At high purity levels, using the 2018 price for 99.98% pure cesium metal, it’s worth about $79 per gram–twice the price of a gram of gold, according to renowned geologist Mickey Fulp. Most uses required 98% pure cesium, which was set at about $39 for 25 grams in 2018. Otherwise, it’s hard to get a world market price on cesium because there is no trading of this strategic metal.
But imagine China being able to starve manufacturers of something like cesium, which would seriously disrupt U.S. industry and hinder the development of critical military equipment. That’s exactly why this rare metal was left off Washington’s tariff lists in the trade war back-and-forth.
But Dr. Julie Selway, a key geologist for the Ontario Geological Survey during the tantalum boom of the early 2000s, and now VP of exploration for Power Metals, says the three properties the company is drilling are hoped to have similar finds as the strategically important Sinclair mine in Australia.

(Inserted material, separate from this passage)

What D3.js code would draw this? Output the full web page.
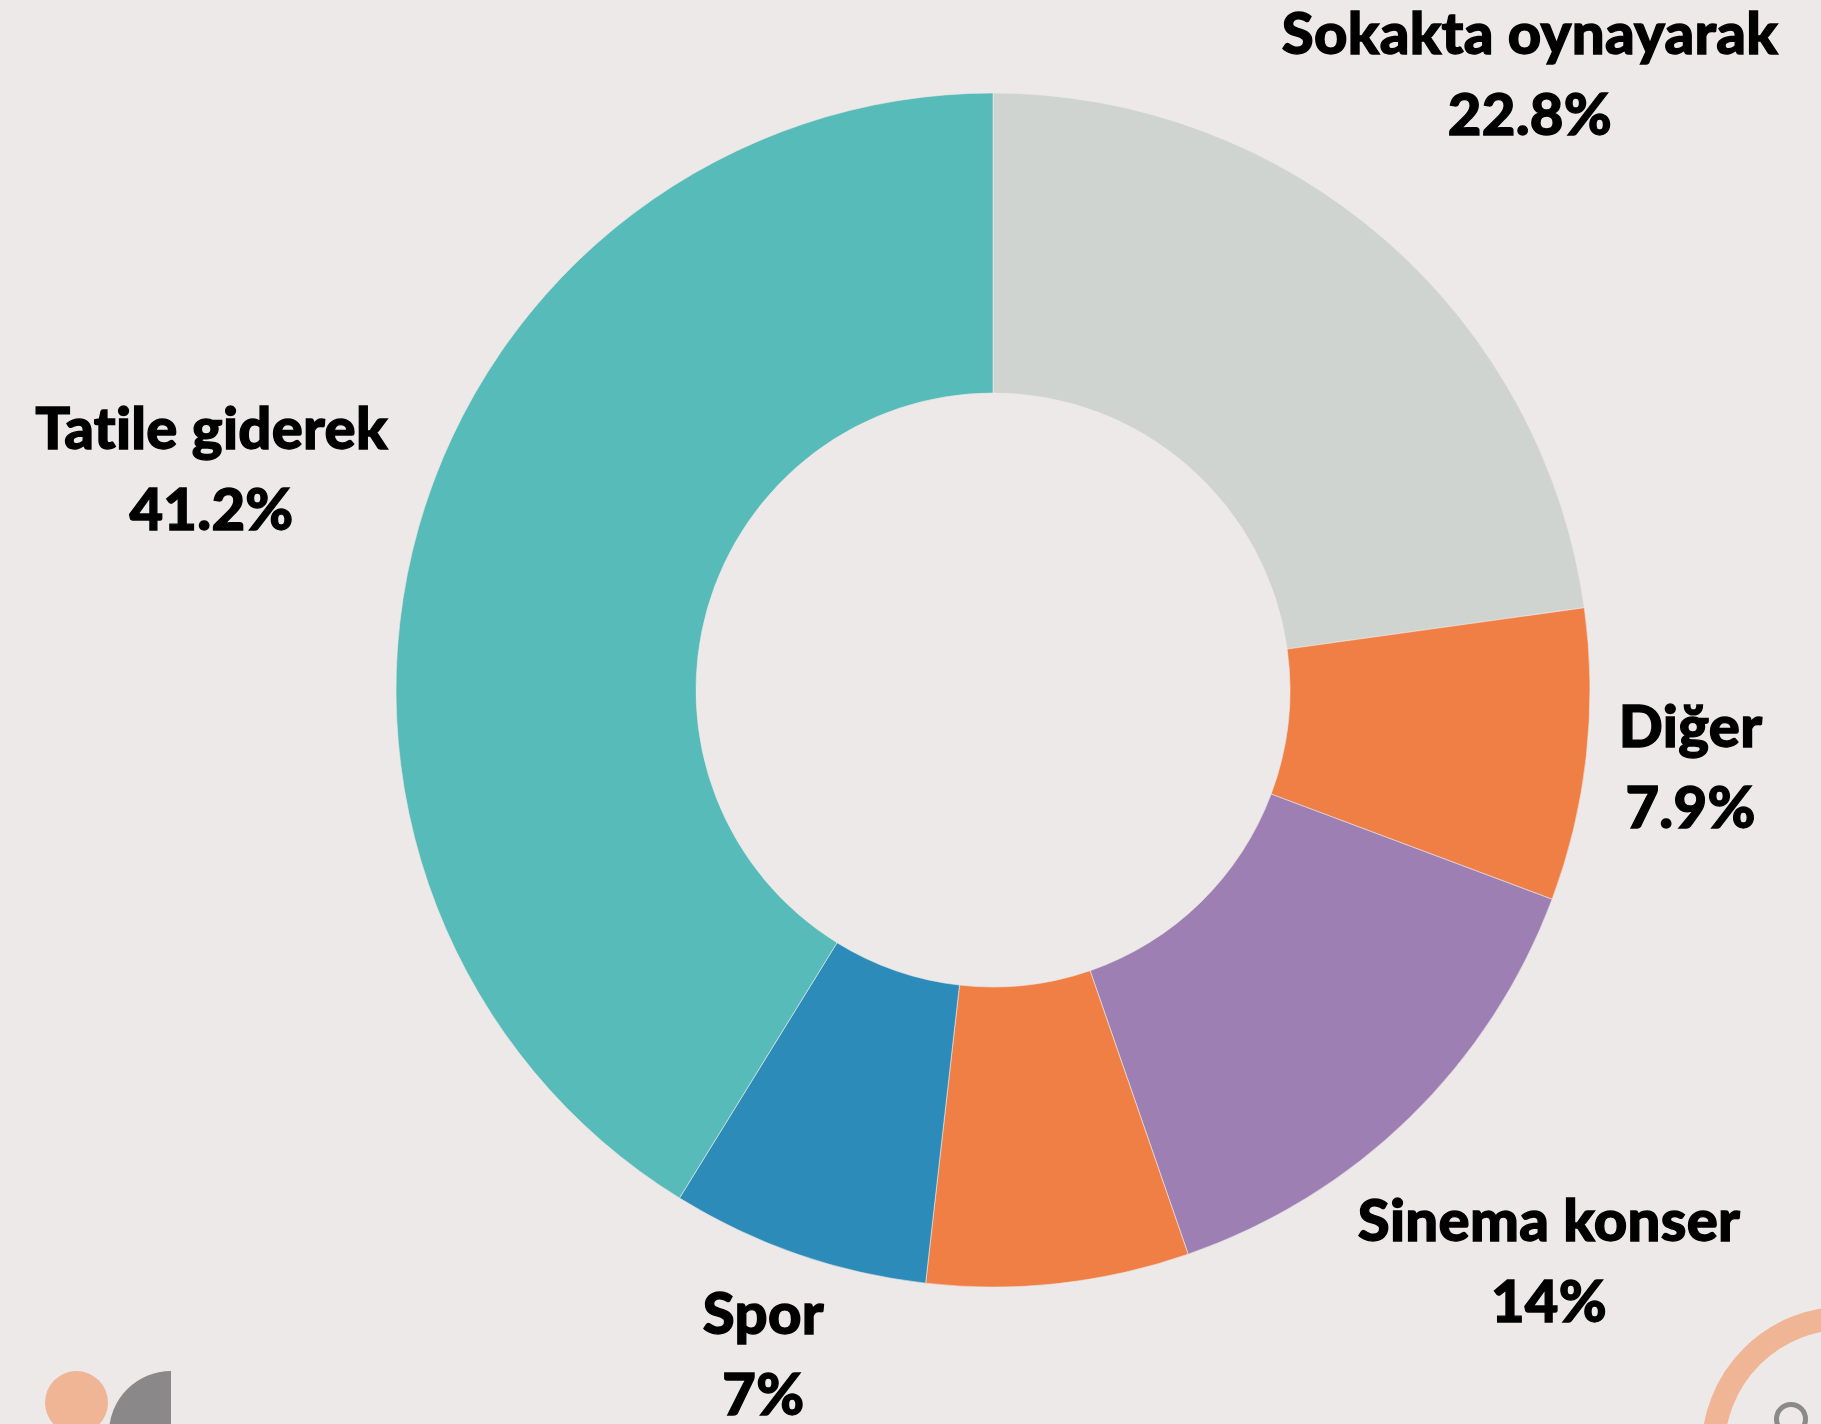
<!DOCTYPE html>
<html>
<head>
<meta charset="utf-8">
<script src="https://cdn.jsdelivr.net/npm/d3@7"></script>
<style>
  html, body { margin: 0; padding: 0; background: #ede9e8; }
  svg { display: block; }
  text { font-family: "Lato", "Noto Sans", sans-serif; font-weight: 900; fill: #000;
         stroke: #000; stroke-width: 1.3; paint-order: stroke;
         font-variant-ligatures: none; font-feature-settings: "liga" 0; letter-spacing: 0.3px; }
</style>
</head>
<body>
<svg id="chart" width="1821" height="1424"></svg>
<script>
const categories = ["Sokakta oynayarak", "Diğer", "Sinema konser", "", "Spor", "Tatile giderek"];
const values = [22.8, 7.9, 14, 7.1, 7, 41.2];
const valueLabels = ["22.8%", "7.9%", "14%", "", "7%", "41.2%"];
const colors = ["#d0d4d0", "#f07f45", "#9d7fb3", "#f07f45", "#2d8bb9", "#57bcb9"];

const W = 1821, H = 1424;
const cx = 993, cy = 690;
const outerR = 597, innerR = 297;
const labelR = 626;
const fontSize = 58;
const lineGap = 81;

const svg = d3.select("#chart");
svg.append("rect").attr("width", W).attr("height", H).attr("fill", "#ede9e8");

const data = categories.map((c, i) => ({ name: c, value: values[i], label: valueLabels[i], color: colors[i] }));

const pie = d3.pie().value(d => d.value).sort(null);
const arcs = pie(data);
const arc = d3.arc().innerRadius(innerR).outerRadius(outerR);

const g = svg.append("g").attr("transform", `translate(${cx},${cy})`);
g.selectAll("path.slice").data(arcs).join("path")
  .attr("class", "slice")
  .attr("d", arc)
  .attr("fill", d => d.data.color)
  .attr("stroke", "#ede9e8")
  .attr("stroke-width", 0.6);

// labels
const capH = fontSize * 0.72;
arcs.forEach(a => {
  if (!a.data.name) return;
  const lg = g.append("g");
  const t1 = lg.append("text").attr("text-anchor", "middle").attr("font-size", fontSize).attr("y", 0).text(a.data.name);
  const t2 = lg.append("text").attr("text-anchor", "middle").attr("font-size", fontSize).attr("y", lineGap).text(a.data.label);
  const w = Math.max(t1.node().getComputedTextLength(), t2.node().getComputedTextLength());
  const hw = w / 2;
  const hh = (lineGap + capH) / 2;
  const yOff = (lineGap - capH) / 2; // ink box center relative to first baseline
  const mid = (a.startAngle + a.endAngle) / 2;
  const dx = Math.sin(mid), dy = -Math.cos(mid);
  const dist = t => {
    const bx = Math.abs(t * dx) - hw, by = Math.abs(t * dy) - hh;
    return Math.hypot(Math.max(0, bx), Math.max(0, by));
  };
  let lo = 0, hi = 2000;
  for (let k = 0; k < 60; k++) {
    const m = (lo + hi) / 2;
    if (dist(m) < labelR) lo = m; else hi = m;
  }
  const bxc = lo * dx, byc = lo * dy;
  lg.attr("transform", `translate(${bxc},${byc - yOff})`);
});

// decorations
const deco = svg.append("g");
deco.append("circle").attr("cx", 76.5).attr("cy", 1402.5).attr("r", 31.5).attr("fill", "#efb594");
deco.append("path")
  .attr("transform", "translate(171,1433)")
  .attr("d", d3.arc().innerRadius(0).outerRadius(62).startAngle(-Math.PI / 2).endAngle(0)())
  .attr("fill", "#8a8889");
deco.append("circle").attr("cx", 1845).attr("cy", 1450).attr("r", 132).attr("fill", "none")
  .attr("stroke", "#efb594").attr("stroke-width", 23);
deco.append("circle").attr("cx", 1791).attr("cy", 1419).attr("r", 14.5).attr("fill", "none")
  .attr("stroke", "#8a8a8a").attr("stroke-width", 5);
</script>
</body>
</html>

“They are shipping their resource, which they say is higher than 10% cesium-oxide, and ours have some that are between 12% and 14% of cesium-oxide,” Selway–one of the world’s most renowned experts on pegmatites–told Oilprice.com.
Power Metals has intersected cesium (Cs) mineralization in 6 drill holes on West Joe Dyke, with “exceptionally high-grade” Li and Ta intervals. They also found Cs mineralization in drill core in the first new dyke below Main Dyke, as well as in the drill core in Northeast Dyke.